The size of Gloeckler’s prints range from woodblock prints measured in square yards to wood engravings of a square inch. Gloeckler’s subject matter has always derived from his world, often the public world of politics and life in America, and sometimes his own personal world. Religious iconography has appeared in his woodcuts, but the majority of his prints demonstrate his sharp eye for the ludicrous in American society and his abiding sense of humor. Gloeckler has created images that lampoon the inflated and celebrate the everyday. His imagery reflects the spirit of the region and responds to Wisconsin culture, such as his woodcuts of Madison’s State Street, the Green Bay Packers, and the sport of curling. His prints have also addressed national topics such as the politics of the 1960s and the uproar over politically-correct speech.
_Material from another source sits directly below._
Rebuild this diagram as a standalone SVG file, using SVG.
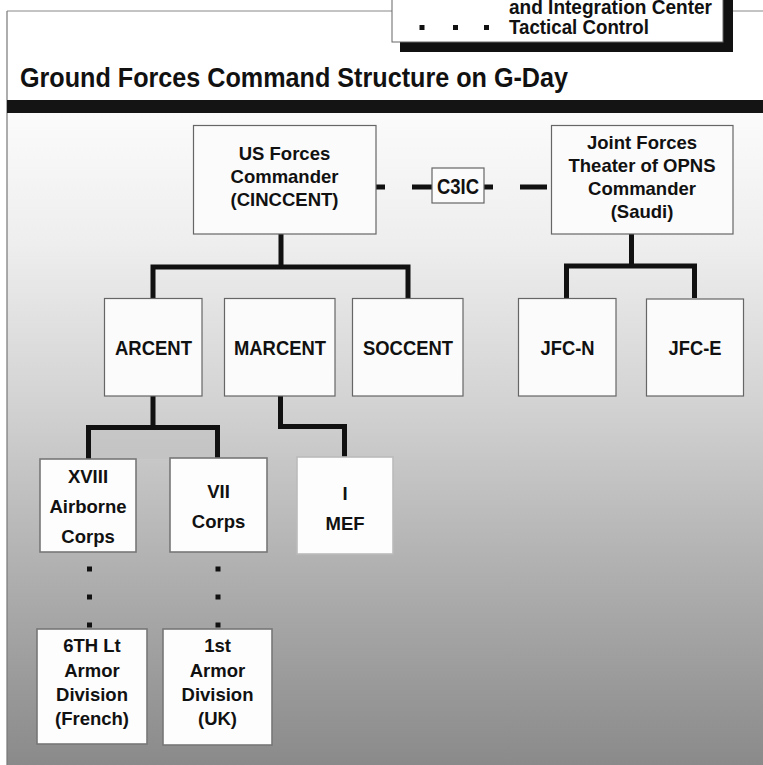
<svg xmlns="http://www.w3.org/2000/svg" width="763" height="765" viewBox="0 0 763 765">
<defs>
<linearGradient id="bg" gradientUnits="userSpaceOnUse" x1="0" y1="113" x2="0" y2="765">
<stop offset="0" stop-color="#fbfbfb"/>
<stop offset="0.2" stop-color="#eeeeee"/>
<stop offset="0.45" stop-color="#d2d2d2"/>
<stop offset="0.7" stop-color="#b0b0b0"/>
<stop offset="1" stop-color="#8a8a8a"/>
</linearGradient>
<style>
.t{font-family:"Liberation Sans",Arial,sans-serif;font-weight:bold;font-size:18.5px;fill:#111;text-anchor:middle}
.t2{font-family:"Liberation Sans",Arial,sans-serif;font-weight:bold;font-size:20.5px;fill:#111;text-anchor:middle}
.lg{font-family:"Liberation Sans",Arial,sans-serif;font-weight:bold;font-size:19.5px;fill:#111}
.box{fill:#fbfbfb;stroke:#666;stroke-width:1.2}
.box2{fill:#fdfdfd;stroke:#777;stroke-width:1.6}
.con{fill:none;stroke:#111;stroke-width:5;stroke-linejoin:miter}
.dot{fill:#111}
</style>
</defs>
<rect x="0" y="0" width="763" height="765" fill="#ffffff"/>
<rect x="7" y="113" width="756" height="652" fill="url(#bg)"/>
<rect x="91" y="430" width="124" height="29" fill="#c2c2c2" opacity="0.6"/>
<line x1="7" y1="11" x2="392" y2="11" stroke="#888" stroke-width="1"/>
<line x1="733" y1="11" x2="763" y2="11" stroke="#888" stroke-width="1"/>
<line x1="7" y1="11" x2="7" y2="765" stroke="#777" stroke-width="1.2"/>
<rect x="7" y="100" width="756" height="13" fill="#141414"/>

<g id="legend">
<rect x="400" y="0" width="333" height="52" fill="#111"/>
<rect x="392" y="-1" width="331" height="43" fill="#ffffff" stroke="#666" stroke-width="1"/>
<text class="lg" x="509" y="14" textLength="203" lengthAdjust="spacingAndGlyphs">and Integration Center</text>
<text class="lg" x="509" y="34" textLength="140" lengthAdjust="spacingAndGlyphs">Tactical Control</text>
<rect class="dot" x="419.5" y="25" width="5" height="5"/>
<rect class="dot" x="453" y="25" width="5" height="5"/>
<rect class="dot" x="484" y="25" width="5" height="5"/>
</g>

<text id="title" x="20" y="87" style="font-family:'Liberation Sans Narrow','Liberation Sans',Arial,sans-serif;font-weight:bold;font-size:28px;fill:#111" textLength="548" lengthAdjust="spacingAndGlyphs">Ground Forces Command Structure on G-Day</text>

<g id="connectors">
<path class="con" d="M153,298 V267 H408 V298 M281,234 V267"/>
<path class="con" d="M566.5,298 V266 H694.5 V298 M631.5,234 V266"/>
<path class="con" d="M88.5,459 V427.5 H217.5 V459 M153,396 V427.5"/>
<path class="con" d="M280.5,396 V426.5 H344.5 V457"/>
<g fill="#111">
<rect x="376" y="184.5" width="9" height="5"/>
<rect x="412" y="184.5" width="20" height="5"/>
<rect x="484" y="184.5" width="9" height="5"/>
<rect x="520" y="184.5" width="27" height="5"/>
<rect x="87" y="566.5" width="5" height="5"/>
<rect x="87" y="594.5" width="5" height="5"/>
<rect x="87" y="622.5" width="5" height="5"/>
<rect x="215.5" y="566.5" width="5" height="5"/>
<rect x="215.5" y="594.5" width="5" height="5"/>
<rect x="215.5" y="622.5" width="5" height="5"/>
</g>
</g>

<g id="c3ic">
<rect class="box" x="432" y="168" width="52" height="35"/>
<text class="t2" x="458" y="194" style="font-size:22px" textLength="42" lengthAdjust="spacingAndGlyphs">C3IC</text>
</g>

<g id="cinccent">
<rect class="box" x="193.5" y="125.5" width="182.5" height="108.5"/>
<text class="t" x="284.5" y="160">US Forces</text>
<text class="t" x="284.5" y="183">Commander</text>
<text class="t" x="284.5" y="206">(CINCCENT)</text>
</g>

<g id="jfc">
<rect class="box" x="551.5" y="125.5" width="181.5" height="108.5"/>
<text class="t" x="642" y="149">Joint Forces</text>
<text class="t" x="642" y="172">Theater of OPNS</text>
<text class="t" x="642" y="195">Commander</text>
<text class="t" x="642" y="218">(Saudi)</text>
</g>

<g id="arcent">
<rect class="box" x="104.5" y="298.5" width="97.5" height="97.5"/>
<text class="t2" x="153.5" y="355" textLength="77" lengthAdjust="spacingAndGlyphs">ARCENT</text>
</g>
<g id="marcent">
<rect class="box" x="224.5" y="298.5" width="110.5" height="97.5"/>
<text class="t2" x="280" y="355" textLength="92" lengthAdjust="spacingAndGlyphs">MARCENT</text>
</g>
<g id="soccent">
<rect class="box" x="352.5" y="298.5" width="110.5" height="97.5"/>
<text class="t2" x="408" y="355" textLength="90" lengthAdjust="spacingAndGlyphs">SOCCENT</text>
</g>
<g id="jfcn">
<rect class="box" x="518.5" y="298.5" width="97.5" height="97.5"/>
<text class="t2" x="567.5" y="355" textLength="54" lengthAdjust="spacingAndGlyphs">JFC-N</text>
</g>
<g id="jfce">
<rect class="box" x="646.5" y="299" width="97" height="97"/>
<text class="t2" x="695" y="355" textLength="53" lengthAdjust="spacingAndGlyphs">JFC-E</text>
</g>

<g id="xviii">
<rect class="box2" x="40" y="459" width="96" height="93"/>
<text class="t" x="88" y="483">XVIII</text>
<text class="t" x="88" y="513">Airborne</text>
<text class="t" x="88" y="543">Corps</text>
</g>
<g id="vii">
<rect class="box2" x="170" y="458" width="97" height="94"/>
<text class="t" x="218.5" y="498">VII</text>
<text class="t" x="218.5" y="528">Corps</text>
</g>
<g id="imef">
<rect class="box2" x="297" y="457" width="96" height="97" style="stroke:#bbb"/>
<text class="t" x="345" y="500">I</text>
<text class="t" x="345" y="530">MEF</text>
</g>

<g id="french">
<rect class="box2" x="37" y="629" width="110" height="115"/>
<text class="t" x="92" y="652">6TH Lt</text>
<text class="t" x="92" y="677">Armor</text>
<text class="t" x="92" y="701">Division</text>
<text class="t" x="92" y="725">(French)</text>
</g>
<g id="uk">
<rect class="box2" x="163" y="629" width="109" height="116"/>
<text class="t" x="217.5" y="652">1st</text>
<text class="t" x="217.5" y="677">Armor</text>
<text class="t" x="217.5" y="701">Division</text>
<text class="t" x="217.5" y="725">(UK)</text>
</g>
</svg>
Gloeckler has played a key role in preserving the careful craft of wood-engraving in the United States. Gloeckler is one of only a few masters of this technique in the country. He and a small group of fellow engravers helped keep this special art form—once common in the U.S.—vibrant during the twentieth century.

Since the 1960s, Gloeckler’s prints have been exhibited in major museums and galleries throughout the world, including the Butler Museum of American Art, Youngstown, Ohio; Cincinnati Art Museum; Detroit Art Institute; Museum of Fine Arts, Boston; and the Philadelphia Museum of Art. He was recognized as a Wisconsin Academy Fellow in 2002.

This exhibition will be Gloeckler’s first solo exhibition at the Elvehjem Museum of Art. While his work has been exhibited in Elvehjem presentations of the quadrennial UW–Madison faculty exhibition, in Progressive Printmakers: Wisconsin Artists and the Print Renaissance (2001), and in 150 Years of Wisconsin Printmaking (1999), this is the first to focus solely on his work. This exhibition will be a special opportunity for area audiences to see fifty years of Gloeckler’s prints that demonstrate the transitions in his oeuvre over this period.